* [INSTRUCTIONS TO FOLLOW] Copy every line, exactly and only, from the line containing "Convert this chart" to the line containing "import * as", both lines included.
[Start of RAW DATA]
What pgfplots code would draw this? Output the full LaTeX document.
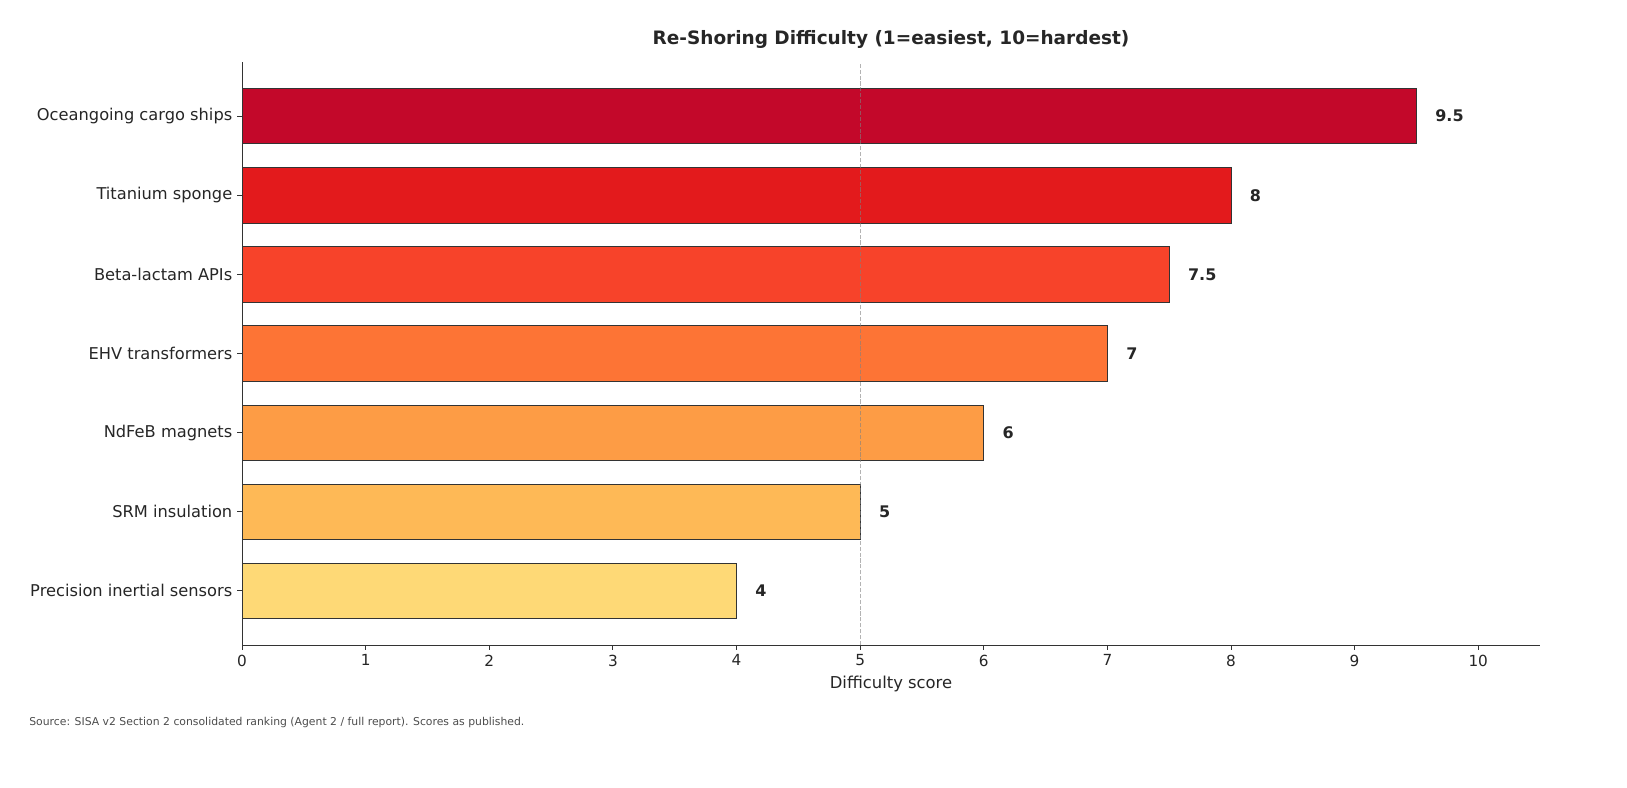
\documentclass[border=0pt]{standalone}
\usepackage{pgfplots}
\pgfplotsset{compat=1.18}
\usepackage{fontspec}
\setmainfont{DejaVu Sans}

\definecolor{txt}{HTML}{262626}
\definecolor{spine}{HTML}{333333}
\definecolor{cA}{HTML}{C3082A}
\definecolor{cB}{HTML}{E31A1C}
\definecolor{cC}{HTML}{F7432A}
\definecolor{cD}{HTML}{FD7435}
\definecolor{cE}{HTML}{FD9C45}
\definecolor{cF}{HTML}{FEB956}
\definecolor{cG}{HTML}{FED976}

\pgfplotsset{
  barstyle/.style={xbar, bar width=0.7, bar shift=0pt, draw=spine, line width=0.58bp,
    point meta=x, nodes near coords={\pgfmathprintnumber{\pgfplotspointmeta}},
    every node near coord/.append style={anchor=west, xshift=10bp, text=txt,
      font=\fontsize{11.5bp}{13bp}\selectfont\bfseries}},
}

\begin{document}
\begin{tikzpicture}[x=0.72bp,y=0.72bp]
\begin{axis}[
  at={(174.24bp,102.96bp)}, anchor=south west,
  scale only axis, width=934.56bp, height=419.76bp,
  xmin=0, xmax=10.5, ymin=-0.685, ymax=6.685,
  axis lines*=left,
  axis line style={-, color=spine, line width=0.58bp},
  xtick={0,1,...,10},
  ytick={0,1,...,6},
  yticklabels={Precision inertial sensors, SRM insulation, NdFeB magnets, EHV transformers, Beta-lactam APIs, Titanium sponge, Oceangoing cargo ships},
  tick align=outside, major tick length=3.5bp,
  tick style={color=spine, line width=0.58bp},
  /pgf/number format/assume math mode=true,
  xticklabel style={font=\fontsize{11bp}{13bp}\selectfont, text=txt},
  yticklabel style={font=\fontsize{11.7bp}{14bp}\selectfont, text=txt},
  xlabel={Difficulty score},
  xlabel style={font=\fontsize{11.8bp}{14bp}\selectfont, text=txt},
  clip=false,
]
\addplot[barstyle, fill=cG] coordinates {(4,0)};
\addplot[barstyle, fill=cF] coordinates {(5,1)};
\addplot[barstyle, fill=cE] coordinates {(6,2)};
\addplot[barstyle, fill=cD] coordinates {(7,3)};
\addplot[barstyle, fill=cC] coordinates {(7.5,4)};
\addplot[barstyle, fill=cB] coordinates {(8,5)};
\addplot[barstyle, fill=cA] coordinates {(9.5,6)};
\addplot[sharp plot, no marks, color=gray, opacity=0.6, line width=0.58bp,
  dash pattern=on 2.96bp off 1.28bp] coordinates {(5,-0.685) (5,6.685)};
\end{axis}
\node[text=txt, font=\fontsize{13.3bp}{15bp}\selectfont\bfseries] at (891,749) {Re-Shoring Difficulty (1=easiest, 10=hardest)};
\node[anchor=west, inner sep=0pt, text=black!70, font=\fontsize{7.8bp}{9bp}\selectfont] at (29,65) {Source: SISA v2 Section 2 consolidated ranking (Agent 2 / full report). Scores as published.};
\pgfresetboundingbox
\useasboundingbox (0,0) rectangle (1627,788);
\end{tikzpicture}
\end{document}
[End of RAW DATA]
[Start of RAW DATA]
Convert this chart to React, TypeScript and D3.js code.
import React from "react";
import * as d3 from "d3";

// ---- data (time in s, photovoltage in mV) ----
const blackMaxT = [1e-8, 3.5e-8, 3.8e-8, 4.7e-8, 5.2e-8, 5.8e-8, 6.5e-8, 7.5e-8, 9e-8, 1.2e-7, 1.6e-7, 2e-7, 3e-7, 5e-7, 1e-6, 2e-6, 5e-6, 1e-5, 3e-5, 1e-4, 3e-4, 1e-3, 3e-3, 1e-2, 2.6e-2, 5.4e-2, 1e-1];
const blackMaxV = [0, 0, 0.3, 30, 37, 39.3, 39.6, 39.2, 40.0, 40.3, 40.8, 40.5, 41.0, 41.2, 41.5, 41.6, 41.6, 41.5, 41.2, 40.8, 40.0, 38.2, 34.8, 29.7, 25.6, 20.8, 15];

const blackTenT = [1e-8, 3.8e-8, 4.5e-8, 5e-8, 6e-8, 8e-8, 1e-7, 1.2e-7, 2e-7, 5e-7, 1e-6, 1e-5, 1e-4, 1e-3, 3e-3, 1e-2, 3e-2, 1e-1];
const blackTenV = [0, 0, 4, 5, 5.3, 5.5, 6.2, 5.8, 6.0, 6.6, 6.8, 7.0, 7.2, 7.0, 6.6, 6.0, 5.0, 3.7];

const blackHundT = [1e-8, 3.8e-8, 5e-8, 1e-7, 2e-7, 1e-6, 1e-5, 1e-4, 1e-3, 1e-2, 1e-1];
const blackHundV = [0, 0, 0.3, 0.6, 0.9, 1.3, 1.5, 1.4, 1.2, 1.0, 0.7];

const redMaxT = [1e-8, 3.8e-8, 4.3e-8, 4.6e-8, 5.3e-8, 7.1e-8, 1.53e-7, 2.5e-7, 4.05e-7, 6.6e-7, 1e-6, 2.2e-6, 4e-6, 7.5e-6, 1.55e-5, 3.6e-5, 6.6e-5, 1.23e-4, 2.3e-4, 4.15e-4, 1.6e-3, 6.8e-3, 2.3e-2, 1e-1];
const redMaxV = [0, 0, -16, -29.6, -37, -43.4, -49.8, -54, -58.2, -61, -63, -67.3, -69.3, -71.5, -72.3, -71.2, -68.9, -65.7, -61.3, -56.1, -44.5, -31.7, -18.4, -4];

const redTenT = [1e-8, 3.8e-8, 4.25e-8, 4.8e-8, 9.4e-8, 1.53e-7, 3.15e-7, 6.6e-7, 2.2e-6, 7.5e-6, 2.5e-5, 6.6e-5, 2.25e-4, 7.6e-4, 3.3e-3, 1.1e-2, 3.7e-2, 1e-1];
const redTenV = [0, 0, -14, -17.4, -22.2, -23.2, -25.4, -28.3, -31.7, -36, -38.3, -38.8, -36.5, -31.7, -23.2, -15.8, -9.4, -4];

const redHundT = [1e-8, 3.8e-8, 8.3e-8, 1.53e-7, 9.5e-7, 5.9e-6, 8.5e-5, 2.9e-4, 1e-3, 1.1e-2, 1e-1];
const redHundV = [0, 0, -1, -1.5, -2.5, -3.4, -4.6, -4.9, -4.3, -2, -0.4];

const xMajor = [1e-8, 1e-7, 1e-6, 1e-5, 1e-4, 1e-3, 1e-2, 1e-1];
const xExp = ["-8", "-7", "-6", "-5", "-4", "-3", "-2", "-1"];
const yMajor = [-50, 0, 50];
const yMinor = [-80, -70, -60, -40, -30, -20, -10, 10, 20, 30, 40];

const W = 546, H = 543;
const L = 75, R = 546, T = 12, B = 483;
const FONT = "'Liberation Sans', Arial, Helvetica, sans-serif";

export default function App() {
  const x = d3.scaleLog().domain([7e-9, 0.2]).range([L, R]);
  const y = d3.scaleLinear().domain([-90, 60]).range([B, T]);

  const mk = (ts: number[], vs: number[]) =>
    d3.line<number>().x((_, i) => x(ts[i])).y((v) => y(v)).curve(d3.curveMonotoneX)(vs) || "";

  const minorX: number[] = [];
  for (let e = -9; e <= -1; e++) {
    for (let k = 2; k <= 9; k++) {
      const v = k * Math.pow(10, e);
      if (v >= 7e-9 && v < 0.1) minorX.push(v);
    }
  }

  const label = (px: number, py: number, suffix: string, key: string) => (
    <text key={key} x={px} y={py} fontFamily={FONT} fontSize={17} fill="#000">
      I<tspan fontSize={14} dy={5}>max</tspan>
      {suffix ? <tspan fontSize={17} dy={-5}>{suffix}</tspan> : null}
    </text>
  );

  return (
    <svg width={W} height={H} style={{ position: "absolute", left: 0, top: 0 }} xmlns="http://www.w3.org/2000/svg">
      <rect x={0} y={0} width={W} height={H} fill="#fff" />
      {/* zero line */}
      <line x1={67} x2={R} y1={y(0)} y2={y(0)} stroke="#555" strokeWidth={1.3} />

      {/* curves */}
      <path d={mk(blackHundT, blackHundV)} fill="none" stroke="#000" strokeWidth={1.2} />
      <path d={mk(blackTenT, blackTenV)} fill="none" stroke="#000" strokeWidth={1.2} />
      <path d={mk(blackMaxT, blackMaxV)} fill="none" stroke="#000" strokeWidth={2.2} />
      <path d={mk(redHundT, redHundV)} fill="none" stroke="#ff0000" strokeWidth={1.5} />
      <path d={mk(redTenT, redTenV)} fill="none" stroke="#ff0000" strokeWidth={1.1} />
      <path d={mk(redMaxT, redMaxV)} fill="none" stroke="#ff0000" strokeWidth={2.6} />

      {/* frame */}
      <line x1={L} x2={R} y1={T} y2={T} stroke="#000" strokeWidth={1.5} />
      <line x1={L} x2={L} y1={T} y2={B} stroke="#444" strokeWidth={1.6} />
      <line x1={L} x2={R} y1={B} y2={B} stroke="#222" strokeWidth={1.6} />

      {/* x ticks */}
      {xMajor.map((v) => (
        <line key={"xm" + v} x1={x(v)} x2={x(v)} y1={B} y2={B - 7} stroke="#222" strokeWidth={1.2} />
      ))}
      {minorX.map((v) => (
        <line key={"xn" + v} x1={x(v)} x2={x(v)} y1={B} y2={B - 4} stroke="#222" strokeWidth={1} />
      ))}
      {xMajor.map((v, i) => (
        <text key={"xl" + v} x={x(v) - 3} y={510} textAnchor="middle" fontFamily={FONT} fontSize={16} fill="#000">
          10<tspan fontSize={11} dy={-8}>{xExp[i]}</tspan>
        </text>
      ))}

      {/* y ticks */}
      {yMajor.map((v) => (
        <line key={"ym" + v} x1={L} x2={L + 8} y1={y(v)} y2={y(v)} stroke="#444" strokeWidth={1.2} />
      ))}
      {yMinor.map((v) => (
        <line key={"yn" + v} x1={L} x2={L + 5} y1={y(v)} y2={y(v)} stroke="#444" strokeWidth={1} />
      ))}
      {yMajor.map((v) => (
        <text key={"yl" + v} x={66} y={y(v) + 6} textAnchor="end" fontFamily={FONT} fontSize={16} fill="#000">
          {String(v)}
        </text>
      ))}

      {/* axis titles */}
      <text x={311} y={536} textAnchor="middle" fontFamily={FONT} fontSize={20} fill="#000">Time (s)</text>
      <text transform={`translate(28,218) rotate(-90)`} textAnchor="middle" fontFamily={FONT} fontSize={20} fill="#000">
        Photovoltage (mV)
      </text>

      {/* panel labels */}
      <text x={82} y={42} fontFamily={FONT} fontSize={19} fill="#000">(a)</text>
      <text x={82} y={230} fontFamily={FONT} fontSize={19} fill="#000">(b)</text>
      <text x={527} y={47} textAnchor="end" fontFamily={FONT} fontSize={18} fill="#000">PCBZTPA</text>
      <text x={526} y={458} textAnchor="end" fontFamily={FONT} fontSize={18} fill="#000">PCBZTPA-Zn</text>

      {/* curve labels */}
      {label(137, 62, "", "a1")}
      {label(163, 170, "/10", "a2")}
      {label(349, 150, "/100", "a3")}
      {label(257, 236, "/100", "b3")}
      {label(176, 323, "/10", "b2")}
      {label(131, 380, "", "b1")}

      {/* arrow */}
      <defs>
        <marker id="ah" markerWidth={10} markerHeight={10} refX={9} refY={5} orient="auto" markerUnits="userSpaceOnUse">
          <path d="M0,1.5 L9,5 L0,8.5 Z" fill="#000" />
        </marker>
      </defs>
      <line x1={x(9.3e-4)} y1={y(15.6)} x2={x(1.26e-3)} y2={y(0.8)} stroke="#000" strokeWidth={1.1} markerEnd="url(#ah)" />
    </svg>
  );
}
[End of RAW DATA]
* [FINAL RESULT]
Convert this chart to React, TypeScript and D3.js code.
import React from "react";
import * as d3 from "d3";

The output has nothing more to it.